Конечно, жалобы могли оказаться несправедливыми, и если у сторожа имелись доводы, убеждавшие магистрат, что он был прав и люди облыжно обвинили его, он оставался на своем посту, а обвинившие его получали внушение. Но разбирательство в такого рода делах было затруднительно, так как непросто было переговариваться с запертыми людьми через окно. Поэтому магистрат обычно вставал на сторону запертых и заменял сторожа, так как при этом наносилось меньше вреда и проистекало меньше дурных последствий; видя, что сторож обвинен облыжно, магистрат тут же устраивал его в другое подобное место; если же наносился вред семье, то его ничем нельзя было возместить, урон был непоправимый, так как речь шла о жизни и смерти.

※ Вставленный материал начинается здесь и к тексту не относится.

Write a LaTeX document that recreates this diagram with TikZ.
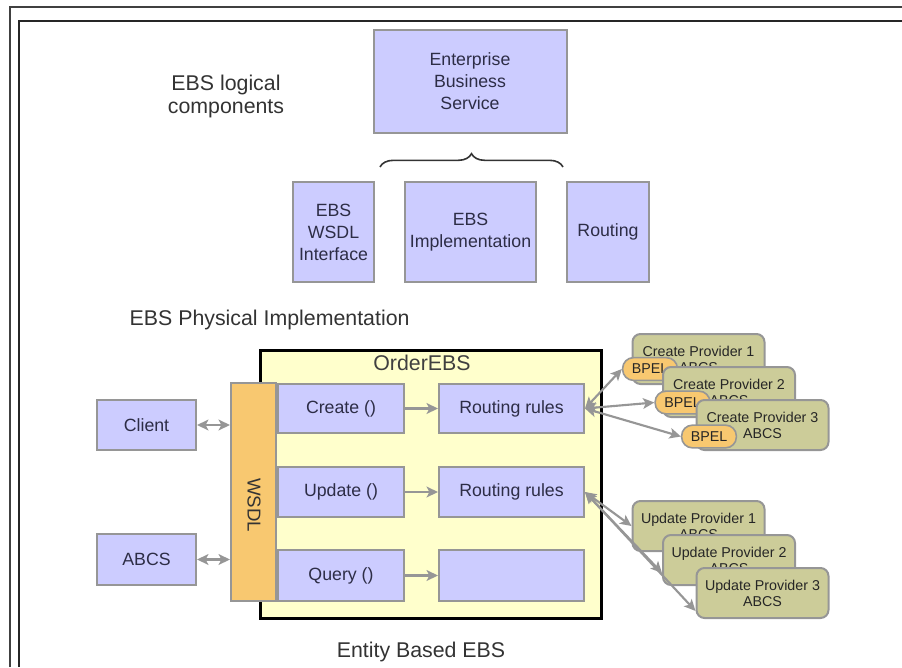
\documentclass[tikz,border=0pt]{standalone}
\usepackage{fontspec}
\setmainfont{Liberation Sans}
\usetikzlibrary{arrows.meta,decorations.pathreplacing}
\definecolor{boxblue}{RGB}{204,204,255}
\definecolor{boxline}{RGB}{150,150,150}
\definecolor{ebsyellow}{RGB}{255,255,204}
\definecolor{wsdlorange}{RGB}{248,200,112}
\definecolor{provkhaki}{RGB}{204,204,153}
\definecolor{txtgrey}{RGB}{45,45,70}
\tikzset{
  comp/.style={draw=boxline, fill=boxblue, line width=1.5pt, text=txtgrey, align=center,
    inner sep=0pt, font=\fontsize{13.3}{16.5}\selectfont},
  prov/.style={draw=boxline, fill=provkhaki, line width=1.5pt, rounded corners=6pt,
    text=black!85, align=center, inner sep=0pt, minimum width=99pt, minimum height=37.5pt,
    font=\fontsize{10.7}{12}\selectfont},
  bpel/.style={draw=boxline, fill=wsdlorange, line width=1.2pt, rounded corners=8pt,
    minimum width=41pt, minimum height=17pt, inner sep=0pt, text=black!85,
    font=\fontsize{10.7}{12}\selectfont},
  flow/.style={draw=boxline, line width=1.6pt, -{Stealth[length=8.5pt,width=8pt,inset=2pt]}},
  twoway/.style={draw=boxline, line width=1.6pt,
    {Stealth[length=8.5pt,width=8pt,inset=2pt]}-{Stealth[length=8.5pt,width=8pt,inset=2pt]}},
  label/.style={text=black!80, align=center, font=\fontsize{16}{17.25}\selectfont}
}
\begin{document}
\begin{tikzpicture}[x=0.75pt,y=-0.75pt]
\useasboundingbox (0,0) rectangle (902,667);
% frame
\draw[line width=1pt, black!75] (10,667)--(10,7)--(902,7);
\draw[line width=1.5pt, black!85] (19,667)--(19,21)--(902,21);

% logical components
\node[label] (logical) at (226,96.5) {EBS logical\\components};
\node[comp, minimum width=144.75pt, minimum height=77.25pt] (ebs) at (470,81.5) {Enterprise\\Business\\Service};
\draw[decorate, decoration={brace, amplitude=10pt}, line width=1.2pt, black!80] (380,167)--(563,167);
\node[comp, minimum width=60.75pt, minimum height=75pt] (wsdlif) at (333.5,232) {EBS\\WSDL\\Interface};
\node[comp, minimum width=98.25pt, minimum height=75pt] (impl) at (470.5,232) {EBS\\Implementation};
\node[comp, minimum width=61.5pt, minimum height=75pt] (rout) at (608,232) {Routing};

% physical implementation
\node[label, anchor=west] (physical) at (125,320) {EBS Physical Implementation};
\node[draw=black, fill=ebsyellow, line width=2.25pt, minimum width=255.75pt, minimum height=201pt] (order) at (430.5,484) {};
\node[label, text=black!75] (ordertitle) at (422,363) {OrderEBS};
\node[draw=boxline, fill=wsdlorange, line width=1.5pt, minimum width=33.75pt, minimum height=163.5pt] (wsdl) at (253.5,492) {};
\node[rotate=-90, text=black!80, font=\fontsize{14}{16}\selectfont] (wsdltext) at (254,505) {WSDL};

\node[comp, minimum width=94.5pt, minimum height=37pt] (create) at (341,408.5) {Create ()};
\node[comp, minimum width=94.5pt, minimum height=37.5pt] (update) at (341,492) {Update ()};
\node[comp, minimum width=94.5pt, minimum height=38pt] (query) at (341,575.5) {Query ()};
\node[comp, minimum width=108.75pt, minimum height=37pt] (rr1) at (511.5,408.5) {Routing rules};
\node[comp, minimum width=108.75pt, minimum height=37.5pt] (rr2) at (511.5,492) {Routing rules};
\node[comp, minimum width=108.75pt, minimum height=38pt] (rr3) at (511.5,575.5) {};

\node[comp, minimum width=74.25pt, minimum height=37.5pt] (client) at (146.5,425) {Client};
\node[comp, minimum width=74.25pt, minimum height=38pt] (abcs) at (146.5,559.5) {ABCS};

\draw[twoway] (client.east) -- (client.east -| wsdl.west);
\draw[twoway] (abcs.east) -- (abcs.east -| wsdl.west);
\draw[flow] (create) -- (rr1);
\draw[flow] (update) -- (rr2);
\draw[flow] (query) -- (rr3);

% providers
\node[prov] (cp1) at (698.5,359) {Create Provider 1\\ABCS};
\node[bpel] (cb1) at (650,369) {BPEL};
\node[prov] (cp2) at (729,392) {Create Provider 2\\ABCS};
\node[bpel] (cb2) at (682.5,402.5) {BPEL};
\node[prov] (cp3) at (762.5,425) {Create Provider 3\\ABCS};
\node[bpel] (cb3) at (709,436.5) {BPEL};

\node[prov] (up1) at (698.5,526) {Update Provider 1\\ABCS};
\node[prov] (up2) at (729,560) {Update Provider 2\\ABCS};
\node[prov] (up3) at (762.5,593) {Update Provider 3\\ABCS};

\draw[twoway] (rr1.east) -- (cb1.west);
\draw[twoway] (rr1.east) -- (cb2.west);
\draw[twoway] (rr1.east) -- (cb3.west);
\draw[twoway] (rr2.east) -- (up1.west);
\draw[twoway] (rr2.east) -- (up2.191);
\draw[twoway] (rr2.east) -- (up3.195);

\node[label] (entity) at (421,652) {Entity Based EBS};
\end{tikzpicture}
\end{document}
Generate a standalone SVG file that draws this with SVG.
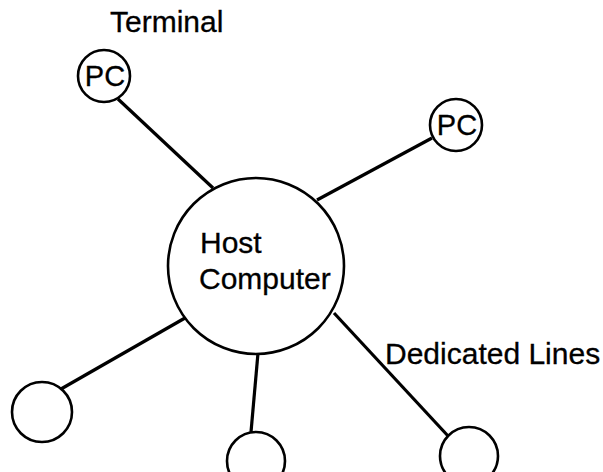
<svg xmlns="http://www.w3.org/2000/svg" width="603" height="472" viewBox="0 0 603 472">
  <style>
    .node { fill: #fff; stroke: #000; stroke-width: 2.6; }
    .link { stroke: #000; stroke-width: 3.2; stroke-linecap: butt; }
    .lbl { font-family: "Liberation Sans", Arial, Helvetica, sans-serif; font-size: 30px; fill: #000; stroke: #000; stroke-width: 0.3; }
    .pc { font-size: 29px; text-anchor: middle; }
  </style>
  <rect width="603" height="472" fill="#fff"/>
  <!-- dedicated lines from host to each terminal -->
  <g id="connectors">
    <line class="link" x1="118" y1="99" x2="213" y2="188"/>
    <line class="link" x1="432" y1="138" x2="317" y2="200"/>
    <line class="link" x1="185" y1="318" x2="61" y2="389"/>
    <line class="link" x1="258" y1="353" x2="251" y2="432"/>
    <line class="link" x1="334" y1="313" x2="449" y2="437"/>
  </g>
  <g id="host">
    <circle class="node" cx="256" cy="266" r="88"/>
    <text class="lbl" x="200" y="253">Host</text>
    <text class="lbl" x="199" y="289">Computer</text>
  </g>
  <g id="terminal-label">
    <text class="lbl" x="110" y="32">Terminal</text>
  </g>
  <g id="pc-1">
    <circle class="node" cx="104" cy="76" r="26"/>
    <text class="lbl pc" x="105" y="86">PC</text>
  </g>
  <g id="pc-2">
    <circle class="node" cx="456" cy="125" r="26"/>
    <text class="lbl pc" x="457" y="135">PC</text>
  </g>
  <g id="terminal-3">
    <circle class="node" cx="42" cy="412" r="30"/>
  </g>
  <g id="terminal-4">
    <circle class="node" cx="256" cy="461" r="29"/>
  </g>
  <g id="terminal-5">
    <circle class="node" cx="469" cy="456" r="29"/>
  </g>
  <g id="lines-label">
    <text class="lbl" x="385" y="364">Dedicated Lines</text>
  </g>
</svg>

Помимо случаев побегов, о которых я уже рассказывал, самые разные недоразумения возникали между сторожем и теми беднягами, кого он караулил. Иногда сторож уходил со своего поста, иногда был пьян, иногда спал крепким сном, когда был нужен людям; все эти случаи строго наказывались, как они того и заслуживали.
Но что бы в конце концов ни делалось в подобных случаях, практика запирания домов и содержания под одной крышей больных и здоровых имела огромные неудобства и зачастую последствия ее были трагичны, о чем стоило бы рассказать подробнее, будь здесь достаточно места. Но она предписывалась законом и преследовала целью в основном общественное благополучие, а весь урон для частных лиц при проведении ее в жизнь должен был окупаться общественным благом.